SPRINGFIELD — Members of a Springfield group who suspend their bodies from trees with hooks through their skin will be more cautious about who might be watching and are looking for a more secluded spot to hold the activity, a group co-founder said.
The body suspension practice drew attention after a resident complained that members of the Springfield chapter of the Anti-Gravity Relaxation Organization were hanging from trees in a residential neighborhood where children could see them.
The Springfield City Council recently rejected a proposal to ban the activity in outdoor, residential areas, The Springfield News-Leader reported.
Josh Taylor, co-director of the Anti-Gravity Relaxation Organization, said the group will take more precautions while it searches for an isolated property to use for its monthly meetings.
"We're going to take every precaution we can to make sure people don't witness it if they don't want to," Taylor said.
After receiving a complaint from a resident, city staff wrote an ordinance to keep the activity from being done outside in residential areas without written permission from surrounding property owners. At a Feb. 13 council meeting, the proposal did not get the five votes needed to pass, although four of the seven councilmembers present voted in favor of it.

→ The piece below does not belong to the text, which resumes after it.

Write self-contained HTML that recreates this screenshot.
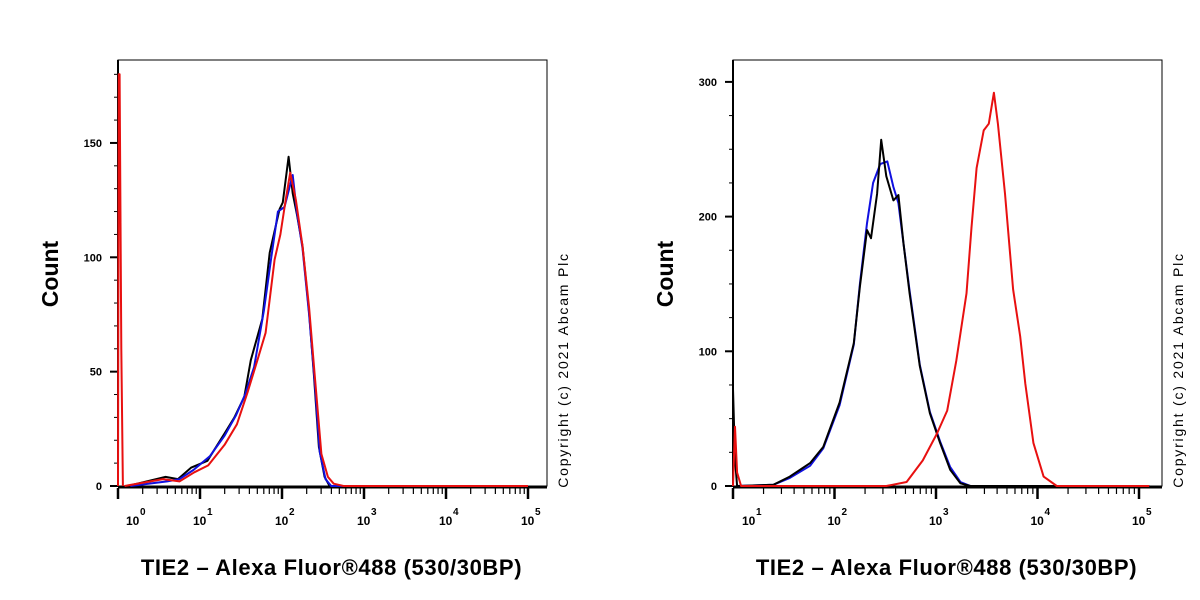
<!DOCTYPE html>
<html><head><meta charset="utf-8">
<style>
html,body{margin:0;padding:0;background:#fff;}
svg{display:block;font-family:"Liberation Sans",Arial,sans-serif;}
</style></head>
<body>
<svg id="fig" width="1200" height="600" viewBox="0 0 1200 600">
<rect x="0" y="0" width="1200" height="600" fill="#fff"/>
</svg>
<script>
// ---------- Left chart data (x = log10 fluorescence, y = count) ----------
const leftBlackX = [0.12,0.58,0.73,0.89,1.09,1.30,1.42,1.54,1.62,1.76,1.85,1.97,2.01,2.08,2.13,2.18,2.25,2.33,2.39,2.45,2.52,2.58,5.0];
const leftBlackY = [0,4,3,8,11,23,30,39,55,73,102,121,124,144,128,119,105,76,48,17,4,0,0];
const leftBlueX = [0.15,0.60,0.75,0.92,1.12,1.30,1.44,1.55,1.66,1.78,1.87,1.95,2.03,2.13,2.18,2.25,2.33,2.40,2.46,2.53,2.60,5.0];
const leftBlueY = [0,2,3,7,13,22,31,40,52,77,100,120,122,136,120,104,75,45,15,3,0,0];
const leftRedX = [0.08,0.55,0.75,0.93,1.10,1.30,1.45,1.58,1.70,1.80,1.91,1.98,2.04,2.10,2.17,2.25,2.33,2.40,2.48,2.56,2.63,2.75,5.0];
const leftRedY = [0,3,2,6,9,18,27,41,55,67,99,110,124,137,125,105,78,48,14,4,1,0,0];
const leftSpikeX = [0.0,0.01,0.02,0.04,0.06];
const leftSpikeY = [0,180,180,60,0];
const leftYTicks = [0,50,100,150];
// ---------- Right chart data ----------
const rightBlackX = [1.0,1.02,1.04,1.40,1.56,1.68,1.76,1.89,2.05,2.19,2.25,2.32,2.36,2.42,2.46,2.51,2.58,2.63,2.68,2.74,2.84,2.94,3.04,3.14,3.24,3.34,5.1];
const rightBlackY = [72,20,0,1,7,13,17,29,62,106,148,190,184,217,257,230,212,216,180,143,89,54,32,12,2,0,0];
const rightBlueX = [1.04,1.40,1.56,1.76,1.89,2.05,2.19,2.25,2.32,2.38,2.45,2.52,2.58,2.63,2.68,2.74,2.84,2.94,3.04,3.14,3.24,3.34,5.1];
const rightBlueY = [0,1,6,15,28,60,105,150,195,225,239,241,222,210,180,145,90,55,33,14,3,0,0];
const rightRedX = [1.0,1.02,1.04,1.08,2.51,2.71,2.87,3.01,3.11,3.20,3.30,3.35,3.40,3.47,3.52,3.57,3.61,3.68,3.76,3.83,3.88,3.96,4.06,4.19,5.1];
const rightRedY = [0,44,10,0,0,3,19,39,56,93,143,192,236,264,269,292,269,217,146,111,76,32,7,0,0];
const rightYTicks = [0,100,200,300];

const NS="http://www.w3.org/2000/svg";
const svg=document.getElementById('fig');
function mk(tag,attrs,parent){const e=document.createElementNS(NS,tag);for(const k in attrs)e.setAttribute(k,attrs[k]);(parent||svg).appendChild(e);return e;}

function drawChart(cfg){
  const g=mk('g',{});
  
  
  const sx=v=>cfg.x0+(v-cfg.lmin)*cfg.dec;
  const sy=v=>cfg.yb-v*cfg.k;
  const fr=mk('rect',{x:cfg.x0,y:60,width:cfg.x1-cfg.x0,height:cfg.yb-60,fill:'none',stroke:'#000','stroke-width':1},g);
  
  
  mk('line',{x1:cfg.x0,y1:cfg.yb+1,x2:cfg.x1,y2:cfg.yb+1,stroke:'#000','stroke-width':3},g);
  mk('line',{x1:cfg.x0,y1:60,x2:cfg.x0,y2:cfg.yb+1,stroke:'#000','stroke-width':2},g);
  for(let v=0; v*cfg.k<=cfg.yb-60; v+=cfg.minor){
    const major=v%cfg.major===0;
    mk('line',{x1:cfg.x0-(major?8:4),y1:sy(v),x2:cfg.x0,y2:sy(v),stroke:'#000','stroke-width':major?2:1},g);
  }
  cfg.yticks.forEach(v=>{
    const t=mk('text',{x:cfg.x0-16,y:sy(v)+4,'text-anchor':'end','font-size':11,'font-weight':'bold'},g);
    t.textContent=v;
    
    
  });
  for(let d=cfg.lmin; d<5; d++){
    for(let m=1;m<=9;m++){
      const lv=d+Math.log10(m);
      if(sx(lv)>cfg.x1)continue;
      const major=m===1;
      mk('line',{x1:sx(lv),y1:cfg.yb+2,x2:sx(lv),y2:cfg.yb+(major?13:8),stroke:'#000','stroke-width':major?2.5:1.2},g);
    }
  }
  mk('line',{x1:sx(5),y1:cfg.yb+2,x2:sx(5),y2:cfg.yb+13,stroke:'#000','stroke-width':2.5},g);
  for(let d=cfg.lmin; d<=5; d++){
    const px=sx(d)+(d===cfg.lmin?cfg.firstOff:-7);
    const t=mk('text',{x:px,y:cfg.yb+39,'font-size':12,'font-weight':'bold'},g);
    t.textContent='10';
    
    
    const s=mk('text',{x:px+14,y:cfg.yb+29,'font-size':10,'font-weight':'bold'},g);
    s.textContent=String(d);
  }
  cfg.series.forEach(sr=>{
    let d='';
    sr.x.forEach((v,i)=>{d+=(i?'L':'M')+sx(v).toFixed(1)+','+sy(sr.y[i]).toFixed(1);});
    const p=mk('path',{d:d,fill:'none',stroke:sr.color,'stroke-width':2,'stroke-linejoin':'round'},g);
    
    
  });
  const yt=mk('text',{x:0,y:0,transform:`translate(${cfg.x0-60},${274}) rotate(-90)`,'text-anchor':'middle','font-size':23,'font-weight':'bold'},g);
  yt.textContent='Count';
  
  
  const xt=mk('text',{x:(cfg.x0+cfg.x1)/2-1,y:575,'text-anchor':'middle','font-size':22,'font-weight':'bold','letter-spacing':'0.6'},g);
  xt.textContent='TIE2 \u2013 Alexa Fluor\u00AE488 (530/30BP)';
  
  
  const cp=mk('text',{x:0,y:0,transform:`translate(${cfg.x1+21},${370}) rotate(-90)`,'text-anchor':'middle','font-size':14,'letter-spacing':'1.8'},g);
  cp.textContent='Copyright (c) 2021 Abcam Plc';
  
  
}

drawChart({name:'left-histogram',x0:118,x1:547,yb:486,lmin:0,dec:82,k:2.287,minor:10,major:50,yticks:leftYTicks,firstOff:8,
  series:[
    {name:'black-series',color:'#000',x:leftBlackX,y:leftBlackY},
    {name:'blue-series',color:'#1010e0',x:leftBlueX,y:leftBlueY},
    {name:'red-series',color:'#e81010',x:leftRedX,y:leftRedY},
    {name:'red-spike',color:'#e81010',x:leftSpikeX,y:leftSpikeY}
  ]});
drawChart({name:'right-histogram',x0:733,x1:1162,yb:486,lmin:1,dec:101.5,k:1.347,minor:25,major:100,yticks:rightYTicks,firstOff:9,
  series:[
    {name:'blue-series',color:'#1010e0',x:rightBlueX,y:rightBlueY},
    {name:'black-series',color:'#000',x:rightBlackX,y:rightBlackY},
    {name:'red-series',color:'#e81010',x:rightRedX,y:rightRedY}
  ]});
</script>
</body></html>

Mayor Jim O'Neal, who voted against the measure, said he thinks the restrictions went too far and would have created unnecessary bureaucracy.

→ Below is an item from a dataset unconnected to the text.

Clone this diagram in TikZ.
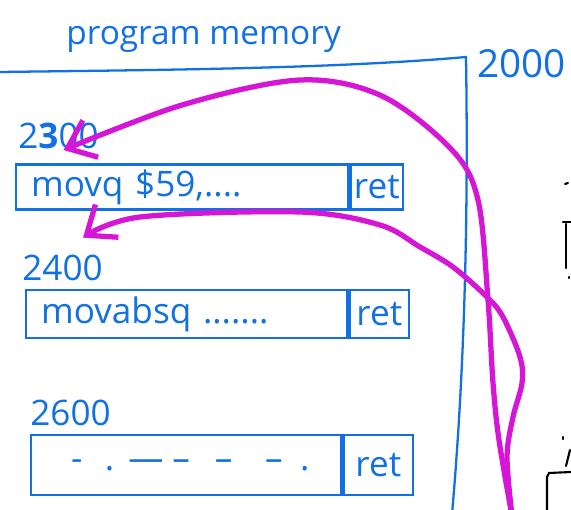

"I understand why some neighbors would take offense at it," O'Neal said. But if practitioners will "use good judgment and be considerate, we don't have to have the government involved in everything."
Councilman John Rush, a strong supporter of the restrictions, said he hopes the council will reconsider.
"We didn't solve the problem that was brought to us in the first place," said Rush, who suggested banning anyone younger than 18 from even watching body suspension.
"I don't think this is a healthy thing for children to observe or participate in in any way ...," he said. "I'd like to see it reconsidered, but I don't know when and I don't know what the new ordinance would look like."
Taylor said the recent attention had attracted a couple new members to the group.
"It's never going to be a common thing," Taylor said. "But 90 percent of the people, even if they don't understand why we do it, tend to think we have every right to do it ...
"So we're going to keep doing what we're doing, and if there are laws passed, we'll work within them."